Efficient RDS-to-S3 Data Exports: Native AWS Methods and Practical Automation

Routine data exports from Amazon RDS to Amazon S3 are a reality for many teams—critical for cost control, backups, analytics integration, or inter-account access. Native AWS services now handle this job with a fraction of the friction found in bespoke ETL approaches.

Why Move RDS Data into S3?

Relational storage (RDS) is optimized for transactional workloads; S3, for cheap, durable, and flexible object storage. Real scenarios driving exports:

Long-term retention: S3 object lifecycle rules crush RDS’s built-in retention limits.
Analytic workloads: Amazon Athena, Redshift Spectrum, or EMR crunch data in Parquet format far cheaper on S3.
Cross-region/data sharing: Object replication between S3 buckets outpaces any RDS-centric solution.

Running ad-hoc mysqldump via cron works—until the database grows, or exports interfere with production load. At scale, automation and native integrations are indispensable.

Native AWS Tooling: The Three Roads

1. Direct RDS Snapshot Export to S3 (Aurora, MySQL/PostgreSQL Engine Only)

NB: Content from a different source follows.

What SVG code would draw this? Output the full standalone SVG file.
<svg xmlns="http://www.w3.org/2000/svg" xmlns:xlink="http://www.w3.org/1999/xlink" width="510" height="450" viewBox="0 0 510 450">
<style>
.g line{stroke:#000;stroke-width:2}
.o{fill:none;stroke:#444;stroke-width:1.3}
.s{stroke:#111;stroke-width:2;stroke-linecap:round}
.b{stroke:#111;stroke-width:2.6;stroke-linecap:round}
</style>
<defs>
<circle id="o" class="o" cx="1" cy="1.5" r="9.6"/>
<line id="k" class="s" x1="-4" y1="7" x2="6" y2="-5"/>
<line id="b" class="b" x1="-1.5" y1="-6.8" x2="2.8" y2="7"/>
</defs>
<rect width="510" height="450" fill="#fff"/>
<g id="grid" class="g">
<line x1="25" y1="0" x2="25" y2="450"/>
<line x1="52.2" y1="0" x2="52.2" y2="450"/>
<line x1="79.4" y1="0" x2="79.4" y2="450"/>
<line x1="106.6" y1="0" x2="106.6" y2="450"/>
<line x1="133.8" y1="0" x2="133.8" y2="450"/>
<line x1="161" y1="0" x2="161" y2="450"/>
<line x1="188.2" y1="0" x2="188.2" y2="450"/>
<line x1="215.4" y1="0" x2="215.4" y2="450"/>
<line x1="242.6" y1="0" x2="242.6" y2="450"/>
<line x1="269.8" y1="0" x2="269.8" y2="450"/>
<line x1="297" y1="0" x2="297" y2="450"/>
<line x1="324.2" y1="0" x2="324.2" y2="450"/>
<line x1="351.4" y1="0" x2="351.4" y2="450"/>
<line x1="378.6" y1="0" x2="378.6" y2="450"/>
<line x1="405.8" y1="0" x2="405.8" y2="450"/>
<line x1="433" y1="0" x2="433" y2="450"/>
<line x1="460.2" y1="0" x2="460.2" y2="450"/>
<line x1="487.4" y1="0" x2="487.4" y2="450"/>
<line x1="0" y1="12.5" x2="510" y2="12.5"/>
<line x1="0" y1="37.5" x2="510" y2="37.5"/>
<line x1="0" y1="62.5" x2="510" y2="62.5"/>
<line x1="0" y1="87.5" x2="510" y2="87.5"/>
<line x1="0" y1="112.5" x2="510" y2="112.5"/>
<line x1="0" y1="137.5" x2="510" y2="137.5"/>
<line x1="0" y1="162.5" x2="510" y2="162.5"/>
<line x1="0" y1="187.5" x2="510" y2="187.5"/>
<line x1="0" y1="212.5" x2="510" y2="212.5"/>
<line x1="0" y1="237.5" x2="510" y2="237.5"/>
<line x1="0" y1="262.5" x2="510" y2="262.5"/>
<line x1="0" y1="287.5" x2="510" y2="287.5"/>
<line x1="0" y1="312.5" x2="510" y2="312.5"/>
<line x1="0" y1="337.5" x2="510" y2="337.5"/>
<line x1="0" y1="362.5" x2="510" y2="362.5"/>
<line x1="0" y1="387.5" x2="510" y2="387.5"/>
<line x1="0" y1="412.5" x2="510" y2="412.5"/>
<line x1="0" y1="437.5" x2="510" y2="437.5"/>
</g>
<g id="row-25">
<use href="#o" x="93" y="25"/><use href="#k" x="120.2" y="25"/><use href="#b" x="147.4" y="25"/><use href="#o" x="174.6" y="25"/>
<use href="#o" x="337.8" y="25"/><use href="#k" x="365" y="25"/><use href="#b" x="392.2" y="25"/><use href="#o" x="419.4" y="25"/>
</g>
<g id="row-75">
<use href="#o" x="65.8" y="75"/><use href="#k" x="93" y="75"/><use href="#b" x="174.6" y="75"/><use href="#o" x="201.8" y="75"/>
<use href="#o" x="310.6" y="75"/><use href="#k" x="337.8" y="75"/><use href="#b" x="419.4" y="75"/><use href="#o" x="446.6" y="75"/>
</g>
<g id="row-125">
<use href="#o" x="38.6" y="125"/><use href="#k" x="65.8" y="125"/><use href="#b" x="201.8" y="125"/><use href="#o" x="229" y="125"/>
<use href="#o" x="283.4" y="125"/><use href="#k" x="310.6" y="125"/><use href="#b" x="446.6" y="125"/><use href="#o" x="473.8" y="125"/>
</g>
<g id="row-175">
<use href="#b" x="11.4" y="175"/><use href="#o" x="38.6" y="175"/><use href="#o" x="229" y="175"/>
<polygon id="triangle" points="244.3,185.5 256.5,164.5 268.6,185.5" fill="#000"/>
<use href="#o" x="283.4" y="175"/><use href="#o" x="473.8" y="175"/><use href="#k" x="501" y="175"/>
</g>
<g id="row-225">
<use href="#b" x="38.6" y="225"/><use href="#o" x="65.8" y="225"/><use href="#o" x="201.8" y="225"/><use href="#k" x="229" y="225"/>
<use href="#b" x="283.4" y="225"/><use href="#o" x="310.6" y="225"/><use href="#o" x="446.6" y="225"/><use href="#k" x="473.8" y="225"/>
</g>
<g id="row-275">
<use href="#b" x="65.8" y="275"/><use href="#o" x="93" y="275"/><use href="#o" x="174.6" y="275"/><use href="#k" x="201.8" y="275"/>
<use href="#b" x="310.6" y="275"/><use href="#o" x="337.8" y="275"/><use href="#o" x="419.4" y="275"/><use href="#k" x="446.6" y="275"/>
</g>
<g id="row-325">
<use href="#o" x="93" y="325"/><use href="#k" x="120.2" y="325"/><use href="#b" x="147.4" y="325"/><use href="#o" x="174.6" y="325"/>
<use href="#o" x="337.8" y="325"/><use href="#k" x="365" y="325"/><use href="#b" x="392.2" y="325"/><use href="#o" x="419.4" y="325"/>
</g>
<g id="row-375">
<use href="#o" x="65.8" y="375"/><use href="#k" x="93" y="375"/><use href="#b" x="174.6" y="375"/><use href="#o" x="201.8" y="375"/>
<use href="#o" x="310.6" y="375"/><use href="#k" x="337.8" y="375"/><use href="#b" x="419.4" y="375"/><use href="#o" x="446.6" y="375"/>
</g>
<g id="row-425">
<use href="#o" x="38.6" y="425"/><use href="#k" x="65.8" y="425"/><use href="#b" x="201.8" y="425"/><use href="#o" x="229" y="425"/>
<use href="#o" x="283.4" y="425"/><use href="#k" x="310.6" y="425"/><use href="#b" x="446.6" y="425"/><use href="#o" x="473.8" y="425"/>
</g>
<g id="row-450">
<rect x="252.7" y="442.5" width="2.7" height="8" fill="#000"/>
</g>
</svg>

AWS supports exporting database snapshots directly to S3, bypassing manual exports. Under the hood: exported snapshots become partitioned Parquet files, ready for Athena/Glue.

Supported:

Aurora MySQL/PostgreSQL
RDS MySQL >= 5.7
RDS PostgreSQL >= 10

Pre-requirements:

RDS DB snapshot present (manual or automated)
An S3 bucket in the same region
IAM role with rds:StartExportTask, s3:PutObject, and KMS permissions (if encrypted)

Initiate with AWS CLI:

aws rds start-export-task \
    --export-task-identifier export-20240610 \
    --source-arn arn:aws:rds:eu-west-1:111122223333:snapshot:rds:snapshot-20240610 \
    --s3-bucket-name rds-parquet-exports \
    --iam-role-arn arn:aws:iam::111122223333:role/RDSExportRole \
    --kms-key-id arn:aws:kms:eu-west-1:111122223333:key/UUID

Gotcha: Export jobs can take hours on multi-terabyte snapshots; initiated jobs appear via describe-export-tasks. Real-time monitoring is limited.

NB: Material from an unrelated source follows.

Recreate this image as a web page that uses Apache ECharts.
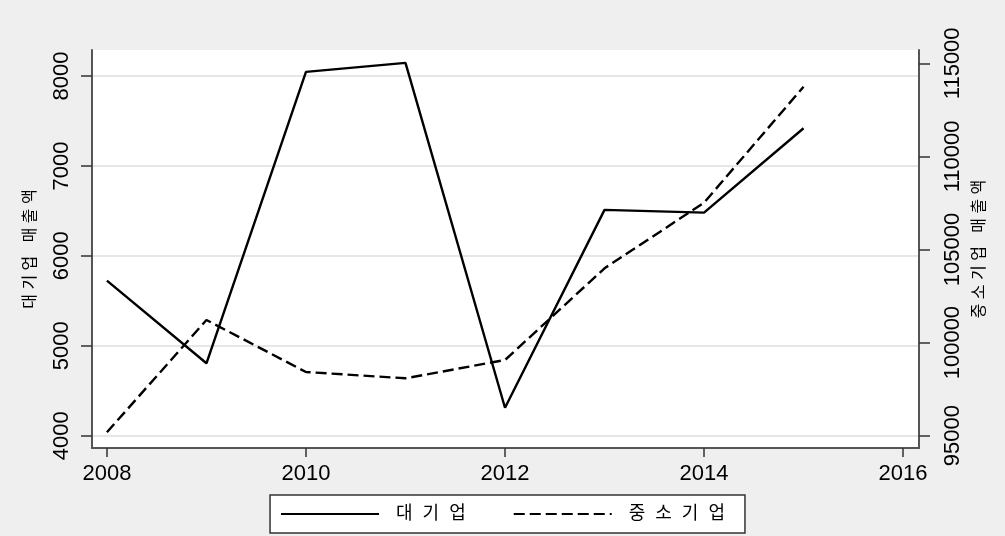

2. Traditional Data Dump via `mysqldump`/`pg_dump`, Push to S3

Not using supported engines, or need logical exports over physical snapshots? Still have to dump to SQL and upload. Schedule from a jump-host (EC2, Lambda, or on-prem).

Example:

mysqldump -h mydb.abc123xyz.eu-west-1.rds.amazonaws.com \
    -u backupuser -p'SecretPwd' \
    --single-transaction --quick --set-gtid-purged=OFF \
    prod_db | gzip > /tmp/prod_db_20240610.sql.gz

aws s3 cp /tmp/prod_db_20240610.sql.gz s3://my-db-dumps/prod_db_20240610.sql.gz

Add --skip-lock-tables if your schema permits.
Watch out for performance impacts: snapshot-based exports are less intrusive.

Known issue: Dumping a 100GB database routinely saturates DB IO, unless scheduled during maintenance windows.

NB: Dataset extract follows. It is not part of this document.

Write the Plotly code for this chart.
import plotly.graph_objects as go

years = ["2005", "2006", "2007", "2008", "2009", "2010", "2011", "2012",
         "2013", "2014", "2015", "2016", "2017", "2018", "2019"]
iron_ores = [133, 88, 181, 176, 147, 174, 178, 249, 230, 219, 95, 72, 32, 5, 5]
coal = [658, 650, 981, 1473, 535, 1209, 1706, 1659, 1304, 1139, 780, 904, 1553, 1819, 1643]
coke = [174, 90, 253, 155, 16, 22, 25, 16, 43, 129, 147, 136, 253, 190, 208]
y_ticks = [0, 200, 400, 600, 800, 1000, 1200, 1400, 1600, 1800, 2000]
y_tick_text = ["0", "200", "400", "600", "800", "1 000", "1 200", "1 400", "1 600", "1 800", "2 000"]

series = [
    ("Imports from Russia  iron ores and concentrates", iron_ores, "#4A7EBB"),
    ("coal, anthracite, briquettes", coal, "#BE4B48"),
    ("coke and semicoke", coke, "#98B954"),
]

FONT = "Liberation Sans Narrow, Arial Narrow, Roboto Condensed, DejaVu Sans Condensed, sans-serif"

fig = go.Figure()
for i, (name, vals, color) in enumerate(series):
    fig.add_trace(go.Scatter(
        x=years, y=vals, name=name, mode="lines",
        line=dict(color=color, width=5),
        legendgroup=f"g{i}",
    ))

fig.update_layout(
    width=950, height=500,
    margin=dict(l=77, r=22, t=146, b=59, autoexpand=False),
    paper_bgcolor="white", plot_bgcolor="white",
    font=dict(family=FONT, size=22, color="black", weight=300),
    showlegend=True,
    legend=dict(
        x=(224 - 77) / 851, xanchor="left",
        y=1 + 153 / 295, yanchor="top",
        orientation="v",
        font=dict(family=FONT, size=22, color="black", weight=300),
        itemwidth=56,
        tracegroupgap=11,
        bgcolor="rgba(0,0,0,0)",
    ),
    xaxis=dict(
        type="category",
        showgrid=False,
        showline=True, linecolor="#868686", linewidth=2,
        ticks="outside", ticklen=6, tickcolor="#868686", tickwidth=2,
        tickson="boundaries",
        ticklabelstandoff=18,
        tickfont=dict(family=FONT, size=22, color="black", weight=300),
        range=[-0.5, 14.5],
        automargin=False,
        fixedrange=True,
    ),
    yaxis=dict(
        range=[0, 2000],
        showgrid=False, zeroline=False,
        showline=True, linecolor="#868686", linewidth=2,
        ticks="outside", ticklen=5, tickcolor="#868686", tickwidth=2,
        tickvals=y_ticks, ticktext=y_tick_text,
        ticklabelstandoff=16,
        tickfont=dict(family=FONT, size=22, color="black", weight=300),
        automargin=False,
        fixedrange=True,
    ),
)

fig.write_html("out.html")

3. Logical Exports Using AWS DMS (Data Migration Service)

When the target is ongoing, incremental sync, Data Migration Service can replicate RDS tables (or whole DBs) to S3 as CSV or Parquet. It’s overkill for simple daily dumps, but allows near-real-time event-driven pipelines.

End-to-End Automation

Relying on manual runs is unsustainable. Automate with Lambda, EventBridge (formerly CloudWatch Events), and IAM.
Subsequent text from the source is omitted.